Why adopt a formal identifier scheme?
Without a formal scheme, identifiers are ambiguous, inconsistent, and impossible for machines to parse reliably. With PubID:
- Unambiguous identification — Every document has exactly one canonical identifier
- Machine parsing — Software decomposes identifiers into semantic components automatically
- Round-trip fidelity — Parse any format, re-render it identically
- Multi-style rendering — One identifier, multiple output formats, zero information loss
- URN mapping — Every identifier maps to a canonical URN for machine interchange
NIST: The first official adopter
In April 2022, the NIST Information Services Office officially published the Publication Identifier Syntax for NIST Technical Series Publications — making NIST the first standards organization to formally adopt a universal PubID scheme. Ribose was involved from the conception phase alongside the NIST ISO and CSRC teams, and was acknowledged in both the original 2020 draft and the final PubID 1.0 document.
What NIST did
NIST defined a single identifier that renders in four distinct styles, all derived from the same data model:
| Style | Usage | Example |
|---|---|---|
| Full | Title page, bibliography | National Institute of Standards and Technology Special Publication 800-53A |
| Abbreviated | Authority section | Natl. Inst. Stand. Technol. Spec. Publ. 800-53A |
| Short | Inline citations | NIST SP 800-53A |
| Machine-Readable | DOI suffix | NIST.SP.800-53A |
The migration
NIST's catalog spans 19,333+ documents dating back to 1901 (when the agency was still the National Bureau of Standards). Adopting PubID meant retroactively converting every identifier to the new scheme.

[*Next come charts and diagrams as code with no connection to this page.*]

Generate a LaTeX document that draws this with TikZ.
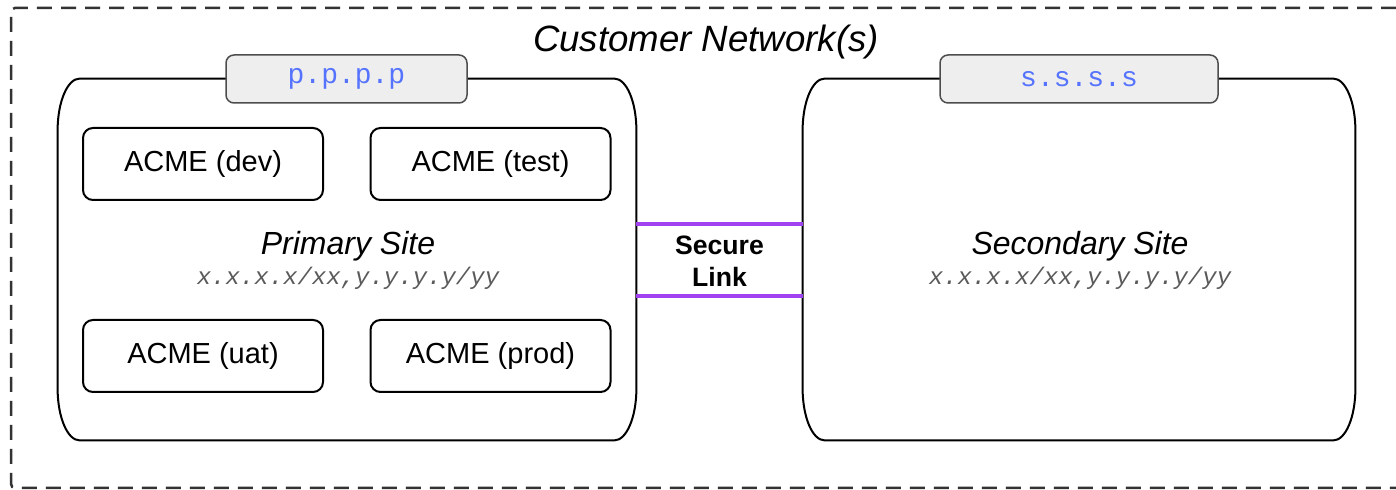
\documentclass[tikz,border=0pt]{standalone}
\usepackage{fontspec}
\setmainfont{Liberation Sans}
\setmonofont{Liberation Mono}
\definecolor{tabfill}{HTML}{EEEEEE}
\definecolor{tabdraw}{HTML}{4D4D4D}
\definecolor{ipblue}{HTML}{5573FE}
\definecolor{addrgray}{HTML}{5A5A5A}
\definecolor{linkpurple}{HTML}{A040F0}
\definecolor{borderdark}{HTML}{333333}
\begin{document}
\begin{tikzpicture}[x=0.5pt,y=-0.5pt,
  sitebox/.style={draw=none,minimum width=289pt,minimum height=180.5pt,inner sep=0pt},
  siteline/.style={draw=black,line width=1pt},
  tabbox/.style={draw=tabdraw,fill=tabfill,line width=0.75pt,rounded corners=4pt,minimum width=120.5pt,minimum height=24pt,inner sep=0pt,font=\ttfamily\fontsize{14pt}{16pt}\selectfont,text=ipblue},
  envbox/.style={draw=black,line width=1pt,rounded corners=5pt,minimum width=120pt,minimum height=36pt,inner sep=0pt,font=\fontsize{14.5pt}{17pt}\selectfont},
  sitelabel/.style={font=\itshape\fontsize{16pt}{19pt}\selectfont},
  addr/.style={font=\ttfamily\itshape\fontsize{12pt}{14pt}\selectfont,text=addrgray},
  link/.style={draw=linkpurple,line width=2pt},
  outer/.style={draw=borderdark,line width=1.25pt,dash pattern=on 7.5pt off 4.5pt}
]
\useasboundingbox (0,0) rectangle (1396,490);
% outer dashed boundary (extends beyond right edge)
\draw[outer] (1396,8) -- (15,8) arc[start angle=90,end angle=180,radius=2pt] -- (11,484) arc[start angle=180,end angle=270,radius=2pt] -- (1396,488);
\node[font=\itshape\fontsize{18.3pt}{21pt}\selectfont] (title) at (706,42) {Customer Network(s)};

% site boxes
\node[sitebox] (prim) at (347,259.5) {};
\node[sitebox,minimum width=276pt] (sec) at (1079,259.5) {};
\foreach \n in {prim,sec}{
  \draw[siteline] ([xshift=11pt]\n.north west) -- ([xshift=-11pt]\n.north east)
    arc[start angle=90,end angle=0,x radius=11pt,y radius=26pt]
    -- ([yshift=26pt]\n.south east)
    arc[start angle=0,end angle=-90,x radius=11pt,y radius=26pt]
    -- ([xshift=11pt]\n.south west)
    arc[start angle=270,end angle=180,x radius=11pt,y radius=26pt]
    -- ([yshift=-26pt]\n.north west)
    arc[start angle=180,end angle=90,x radius=11pt,y radius=26pt] -- cycle;
}

% tabs
\node[tabbox] (ptab) at (346.5,79) {p.p.p.p};
\node[tabbox,minimum width=139pt] (stab) at (1079,79) {s.s.s.s};

% environment boxes
\node[envbox] (dev) at (203,164) {ACME (dev)};
\node[envbox] (test) at (490.5,164) {ACME (test)};
\node[envbox] (uat) at (203,356) {ACME (uat)};
\node[envbox] (prod) at (490.5,356) {ACME (prod)};

% site labels
\node[sitelabel] (plabel) at (348,246) {Primary Site};
\node[addr] (paddr) at (348,278) {x.x.x.x/xx,y.y.y.y/yy};
\node[sitelabel] (slabel) at (1080,246) {Secondary Site};
\node[addr] (saddr) at (1080,278) {x.x.x.x/xx,y.y.y.y/yy};

% secure link
\draw[link] ([yshift=17.75pt]prim.east) -- ([yshift=17.75pt]sec.west);
\draw[link] ([yshift=-18.25pt]prim.east) -- ([yshift=-18.25pt]sec.west);
\node[font=\bfseries\fontsize{13.3pt}{16pt}\selectfont,align=center] (linklabel) at (719.5,261) {Secure\\Link};
\end{tikzpicture}
\end{document}
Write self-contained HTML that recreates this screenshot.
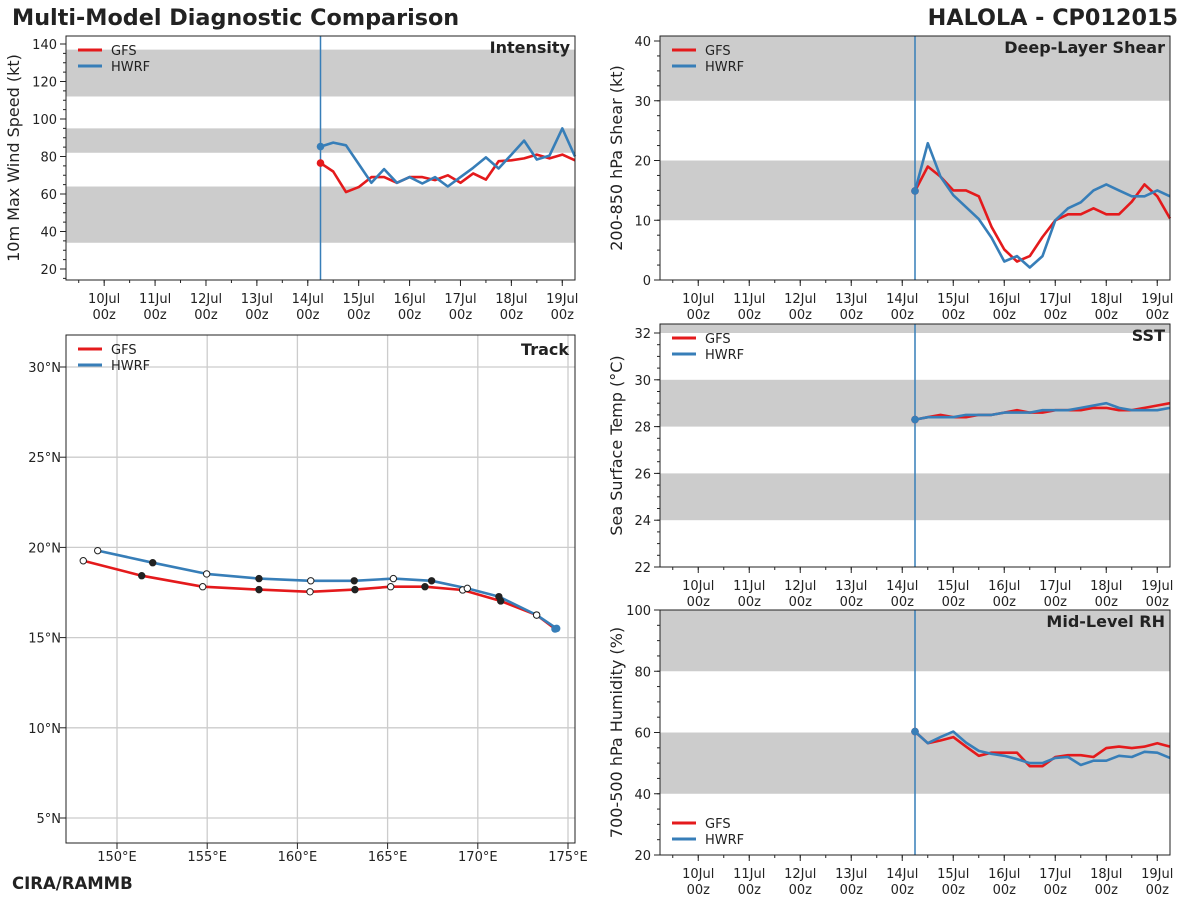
<!DOCTYPE html>
<html><head><meta charset="utf-8"><style>
body{margin:0;background:#fff}
svg{display:block;font-family:"DejaVu Sans","Liberation Sans",sans-serif}
</style></head><body>
<svg id="c" width="1200" height="900" viewBox="0 0 1200 900" xmlns="http://www.w3.org/2000/svg">
<text x="12" y="25" font-size="22.3" font-weight="bold" fill="#222">Multi-Model Diagnostic Comparison</text>
<text x="1178" y="25" font-size="22.3" font-weight="bold" fill="#222" text-anchor="end">HALOLA - CP012015</text>
<text x="12" y="889" font-size="16.5" font-weight="bold" fill="#222">CIRA/RAMMB</text>
</svg>
<script>
const timeStart=14.25, timeStep=0.25;
const dayTicks=[10,11,12,13,14,15,16,17,18,19];
const dayLabels=["10Jul","11Jul","12Jul","13Jul","14Jul","15Jul","16Jul","17Jul","18Jul","19Jul"];
const intensityGFS=[76.5,72,61,63.7,69,69,66,69,69,67.4,70,66,71,67.7,77.5,78,79,81,79,81,78];
const intensityHWRF=[85.3,87.4,86,76,66,73.3,66,69,65.6,69,64,69,74,79.5,73.6,81,88.5,78.4,80.5,95,80];
const shearGFS=[14.9,19,17.3,15,15,14,8.9,5.1,3.1,4,7.2,10,11,11,12,11,11,13.1,16,14,10.3];
const shearHWRF=[14.9,22.9,17.3,14.2,12.2,10.2,7.1,3.1,4,2.1,4,10,12,13,15,16,15,14,14,15,14];
const sstGFS=[28.3,28.4,28.5,28.4,28.4,28.5,28.5,28.6,28.7,28.6,28.6,28.7,28.7,28.7,28.8,28.8,28.7,28.7,28.8,28.9,29.0];
const sstHWRF=[28.3,28.4,28.4,28.4,28.5,28.5,28.5,28.6,28.6,28.6,28.7,28.7,28.7,28.8,28.9,29.0,28.8,28.7,28.7,28.7,28.8];
const rhGFS=[60.3,56.5,57.4,58.5,55.4,52.4,53.4,53.4,53.4,49,49,52,52.6,52.6,52,54.9,55.4,54.9,55.4,56.5,55.4];
const rhHWRF=[60.3,56.5,58.5,60.3,56.7,54,53,52.4,51.3,50,50,51.7,52,49.4,50.8,50.8,52.4,52,53.7,53.4,51.7];
const trackLonGFS=[174.28,173.26,171.27,169.16,167.07,165.17,163.19,160.70,157.87,154.75,151.37,148.13];
const trackLatGFS=[15.48,16.25,17.03,17.64,17.82,17.82,17.66,17.54,17.66,17.82,18.43,19.26];
const trackLonHWRF=[174.37,173.26,171.17,169.42,167.44,165.32,163.15,160.74,157.87,154.97,151.98,148.93];
const trackLatHWRF=[15.51,16.25,17.27,17.73,18.15,18.27,18.15,18.15,18.27,18.53,19.15,19.82];
const RED="#e41a1c",BLUE="#377eb8",NS="http://www.w3.org/2000/svg";
const svg=document.getElementById('c');
function mk(tag,attrs,parent){const e=document.createElementNS(NS,tag);for(const k in attrs)e.setAttribute(k,attrs[k]);(parent||svg).appendChild(e);return e;}
function txt(s,attrs,parent){const e=mk('text',attrs,parent);e.textContent=s;return e;}

function legend(g,x,y,name){
  [["GFS",RED],["HWRF",BLUE]].forEach((d,i)=>{
    const l=mk('line',{x1:x,x2:x+24,y1:y+i*16,y2:y+i*16,stroke:d[1],'stroke-width':3},g);
    
    
    const t=txt(d[0],{x:x+33,y:y+i*16+5,'font-size':13,fill:'#222'},g);
    
    
  });
}

function timePanel(c){
  const g=mk('g',{});
  
  
  const L=c.L,R=c.R,T=c.T,B=c.B;
  const xs=d=>L+(d-9.25)/10*(R-L);
  const ys=v=>c.y0px+(v-c.v0)*(c.y1px-c.y0px)/(c.v1-c.v0);
  const vTop=c.v0+(T-c.y0px)*(c.v1-c.v0)/(c.y1px-c.y0px);
  c.bands.forEach((b,i)=>{
    const hi=Math.min(b[1],vTop);
    const r=mk('rect',{x:L,y:ys(hi),width:R-L,height:ys(b[0])-ys(hi),fill:'#cccccc'},g);
    
    
  });
  for(let v=c.minStart;v<=c.v1max;v+=c.minor){
    const y=ys(v); if(y<T-0.5||y>B+0.5)continue;
    mk('line',{x1:L-3,x2:L,y1:y,y2:y,stroke:'#222','stroke-width':1},g);
  }
  c.ticks.forEach(v=>{
    const y=ys(v);
    mk('line',{x1:L-6,x2:L,y1:y,y2:y,stroke:'#222','stroke-width':1},g);
    const t=txt(String(v),{x:L-9,y:y+5,'font-size':13,'text-anchor':'end',fill:'#222'},g);
    
    
  });
  for(let d=9.5;d<19.3;d+=0.5){const x=xs(d);mk('line',{x1:x,x2:x,y1:B,y2:B+3,stroke:'#222'},g);}
  dayTicks.forEach((d,i)=>{
    const x=xs(d);
    mk('line',{x1:x,x2:x,y1:B,y2:B+6,stroke:'#222'},g);
    const t1=txt(dayLabels[i],{x:x,y:B+23,'font-size':13,'text-anchor':'middle',fill:'#222'},g);
    
    
    const t2=txt("00z",{x:x,y:B+39,'font-size':13,'text-anchor':'middle',fill:'#222'},g);
    
    
  });
  const yt=txt(c.ytitle,{x:0,y:0,'font-size':16,'text-anchor':'middle',fill:'#222',transform:`translate(${c.ytx},${(T+B)/2}) rotate(-90)`},g);
  
  
  const il=mk('line',{x1:xs(timeStart),x2:xs(timeStart),y1:T,y2:B,stroke:BLUE,'stroke-width':1.5},g);
  
  
  [[c.gfs,RED,'gfs'],[c.hwrf,BLUE,'hwrf']].forEach(s=>{
    const pts=s[0].map((v,i)=>xs(timeStart+i*timeStep).toFixed(1)+','+ys(v).toFixed(1)).join(' ');
    const p=mk('polyline',{points:pts,fill:'none',stroke:s[1],'stroke-width':2.6,'stroke-linejoin':'round'},g);
    
    
    const dot=mk('circle',{cx:xs(timeStart),cy:ys(s[0][0]),r:3.8,fill:s[1]},g);
    
    
  });
  const fr=mk('rect',{x:L,y:T,width:R-L,height:B-T,fill:'none',stroke:'#222','stroke-width':1},g);
  
  
  const pt=txt(c.title,{x:R-5,y:T+17,'font-size':16,'font-weight':'bold','text-anchor':'end',fill:'#222'},g);
  
  
  legend(g,L+12,c.legBottom?B-32:T+14,c.name);
}

timePanel({name:'intensity',L:66,R:575,T:36,B:280,v0:20,y0px:269,v1:140,y1px:44,v1max:150,minStart:15,minor:5,
  ticks:[20,40,60,80,100,120,140],bands:[[34,64],[82,95],[112,137]],ytitle:'10m Max Wind Speed (kt)',ytx:19,
  title:'Intensity',gfs:intensityGFS,hwrf:intensityHWRF});
timePanel({name:'shear',L:660,R:1170,T:36,B:280,v0:0,y0px:280,v1:40,y1px:41,v1max:41,minStart:0,minor:2.5,
  ticks:[0,10,20,30,40],bands:[[10,20],[30,45]],ytitle:'200-850 hPa Shear (kt)',ytx:622,
  title:'Deep-Layer Shear',gfs:shearGFS,hwrf:shearHWRF});
timePanel({name:'sst',L:660,R:1170,T:324,B:567,v0:22,y0px:567,v1:32,y1px:333,v1max:32.5,minStart:22,minor:0.5,
  ticks:[22,24,26,28,30,32],bands:[[24,26],[28,30],[32,35]],ytitle:'Sea Surface Temp (°C)',ytx:622,
  title:'SST',gfs:sstGFS,hwrf:sstHWRF});
timePanel({name:'rh',L:660,R:1170,T:610,B:855,v0:20,y0px:855,v1:100,y1px:610,v1max:100,minStart:20,minor:5,
  ticks:[20,40,60,80,100],bands:[[40,60],[80,100]],ytitle:'700-500 hPa Humidity (%)',ytx:622,
  title:'Mid-Level RH',gfs:rhGFS,hwrf:rhHWRF,legBottom:true});

(function(){
  const L=66,R=575,T=335,B=843;
  const g=mk('g',{});
  
  
  const xs=lon=>117+(lon-150)*18.04;
  const ys=lat=>367+(30-lat)*18.04;
  const lonTicks=[150,155,160,165,170,175], latTicks=[5,10,15,20,25,30];
  lonTicks.forEach(v=>{
    const x=xs(v);
    const gl=mk('line',{x1:x,x2:x,y1:T,y2:B,stroke:'#cccccc','stroke-width':1.3},g);
    
    
    mk('line',{x1:x,x2:x,y1:B,y2:B+6,stroke:'#222'},g);
    const t=txt(v+'°E',{x:x,y:B+18,'font-size':13,'text-anchor':'middle',fill:'#222'},g);
    
    
  });
  latTicks.forEach(v=>{
    const y=ys(v);
    const gl=mk('line',{x1:L,x2:R,y1:y,y2:y,stroke:'#cccccc','stroke-width':1.3},g);
    
    
    mk('line',{x1:L-6,x2:L,y1:y,y2:y,stroke:'#222'},g);
    const t=txt(v+'°N',{x:L-5,y:y+5,'font-size':13,'text-anchor':'end',fill:'#222'},g);
    
    
  });
  [[trackLonGFS,trackLatGFS,RED,'gfs'],[trackLonHWRF,trackLatHWRF,BLUE,'hwrf']].forEach(s=>{
    const pts=s[0].map((v,i)=>xs(v).toFixed(1)+','+ys(s[1][i]).toFixed(1)).join(' ');
    const p=mk('polyline',{points:pts,fill:'none',stroke:s[2],'stroke-width':2.6,'stroke-linejoin':'round'},g);
    
    
  });
  [[trackLonGFS,trackLatGFS,RED,'gfs'],[trackLonHWRF,trackLatHWRF,BLUE,'hwrf']].forEach(s=>{
    s[0].forEach((v,i)=>{
      let m;
      if(i===0){m=mk('circle',{cx:xs(v),cy:ys(s[1][i]),r:3.8,fill:BLUE},g);}
      else{m=mk('circle',{cx:xs(v),cy:ys(s[1][i]),r:3.2,fill:i%2===0?'#222':'#fff',stroke:'#222','stroke-width':1},g);}
      
      
    });
  });
  const fr=mk('rect',{x:L,y:T,width:R-L,height:B-T,fill:'none',stroke:'#222','stroke-width':1},g);
  
  
  const pt=txt('Track',{x:R-6,y:T+20,'font-size':16,'font-weight':'bold','text-anchor':'end',fill:'#222'},g);
  
  
  legend(g,78,T+14,'track');
})();
</script>
</body></html>
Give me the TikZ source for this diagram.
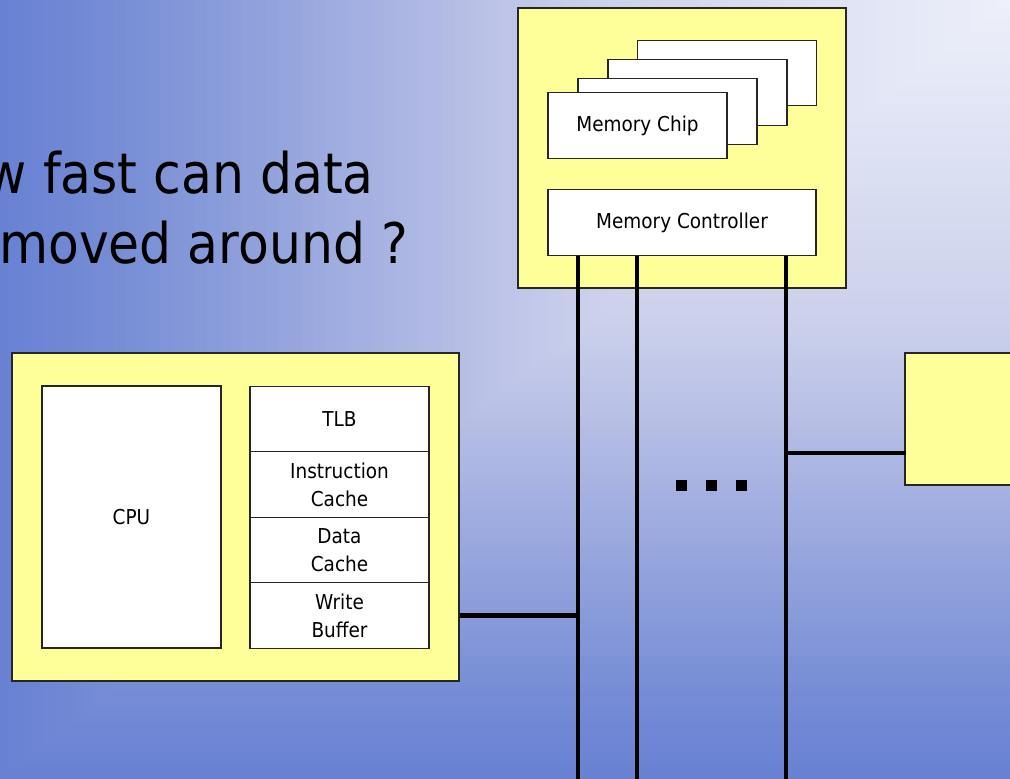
\documentclass[tikz,border=0pt]{standalone}
\usepackage{fontspec}
\setmainfont{DejaVu Sans}[FakeStretch=0.9]
\definecolor{boxyellow}{RGB}{255,255,153}
\definecolor{bgA}{RGB}{104,129,211}
\definecolor{bgB}{RGB}{117,140,213}
\definecolor{bgC}{RGB}{182,190,229}
\definecolor{bgD}{RGB}{205,210,236}
\definecolor{bgE}{RGB}{238,240,250}
\begin{document}
\begin{tikzpicture}[x=1pt, y=-1pt,
    board/.style={draw=black!85, line width=1.2pt, fill=boxyellow, inner sep=0pt},
    unit/.style={draw=black!85, line width=1.2pt, fill=white, inner sep=0pt, minimum width=179pt, minimum height=65.5pt, align=center, font=\fontsize{20.5}{28}\selectfont},
    bus/.style={line width=4.6pt},
    dot/.style={fill=black, inner sep=0pt, minimum size=11pt},
    title/.style={inner sep=0pt, font=\fontsize{56}{66}\selectfont}]
      \useasboundingbox (0,0) rectangle (1010,779);
      \clip (0,0) rectangle (1010,779);

      % Background
      \foreach \ta/\tb/\ca/\cb in {1/0.9/bgA/bgB, 0.9/0.55/bgB/bgC, 0.55/0.4/bgC/bgD, 0.4/0/bgD/bgE}{
        \foreach \k in {0,...,29}{
          \pgfmathsetmacro\t{\ta+(\tb-\ta)*\k/30}
          \pgfmathtruncatemacro\mix{100*\k/30}
          \fill[\cb!\mix!\ca] ({1010-\t*1010},0) rectangle (1010,{\t*779});
        }
      }

      % Title
      \node[title, anchor=base east] (title1) at (374,193) {w fast can data};
      \node[title, anchor=base west] (title2) at (-1,263) {moved around ?};

      % Memory
      \node[board, minimum width=328pt, minimum height=280pt] (memboard) at (682,148) {};
      \node[unit] (chip4) at (727,73) {};
      \node[unit] (chip3) at (697.5,92.5) {};
      \node[unit] (chip2) at (667.5,111.5) {};
      \node[unit] (chip1) at (637.5,125.5) {Memory Chip};
      \node[unit, minimum width=268pt] (ctrl) at (682,222.5) {Memory Controller};

      % Processor
      \node[board, minimum width=447pt, minimum height=328pt] (cpuboard) at (235.5,517) {};
      \node[unit, minimum height=262pt] (cpu) at (131.5,517) {CPU};
      \node[unit] (tlb) at (339.5,419) {TLB};
      \node[unit] (icache) at (339.5,484.5) {Instruction\\Cache};
      \node[unit] (dcache) at (339.5,550) {Data\\Cache};
      \node[unit] (wbuf) at (339.5,615.5) {Write\\Buffer};

      % Device
      \node[board, minimum width=200pt, minimum height=132pt] (device) at (1005,419) {};

      % Bus
      \coordinate (busa) at (578,779);
      \coordinate (busb) at (637,779);
      \coordinate (busc) at (786,779);
      \coordinate (devlink) at (906,453);
      \draw[bus] (ctrl.south -| busa) -- (busa);
      \draw[bus] (ctrl.south -| busb) -- (busb);
      \draw[bus] (ctrl.south -| busc) -- (busc);
      \draw[bus] (cpuboard.east |- wbuf) -- (wbuf -| busa);
      \draw[bus] (devlink) -- (devlink -| busc);

      % Dots
      \node[dot] (dot1) at (681,485) {};
      \node[dot] (dot2) at (711,485) {};
      \node[dot] (dot3) at (741,485) {};
    \end{tikzpicture}
\end{document}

The open-source nist-pubid conversion tool was built to handle this migration — parsing legacy identifiers and DOIs, extracting data elements, and generating the new PubIDs in any style.
Notable changes included normalizing series abbreviations (NISTIR → NIST IR, NISTGCR → NIST GCR) and standardizing revision formatting across the entire catalog.
What NIST proved
NIST's adoption demonstrated that:
- A single data model can serve both humans and machines
- Round-trip fidelity across multiple rendering styles is practical
- Over a century of legacy identifiers can be migrated programmatically
- Encoding development stages in identifiers prevents misidentification of drafts
Every publisher schema in PubID builds on this foundation.
How to adopt
Adopting PubID for your organization follows five steps:
- Define your identifier elements — catalog what your identifiers already contain
- Design your rendering styles — decide which output formats you need
- Define your URN namespace — every PubID publisher gets a URN namespace for interchange
- Implement and test — create a flavor module, parser, and URN mapping
- Migrate legacy identifiers — parse, generate, validate, and map your full catalog
See the Designing Your Scheme guide for a detailed walkthrough covering all 12 design dimensions, with real-world examples from ISO, NIST, ASTM, and more.
Get in touch
Interested in adopting PubID for your organization? Drop us a note at Ribose — we'd be happy to share what we've learned from working with NIST and other standards bodies, and walk you through the design decisions and trade-offs.
Resources
- Designing Your Scheme — Detailed design guide (12 dimensions)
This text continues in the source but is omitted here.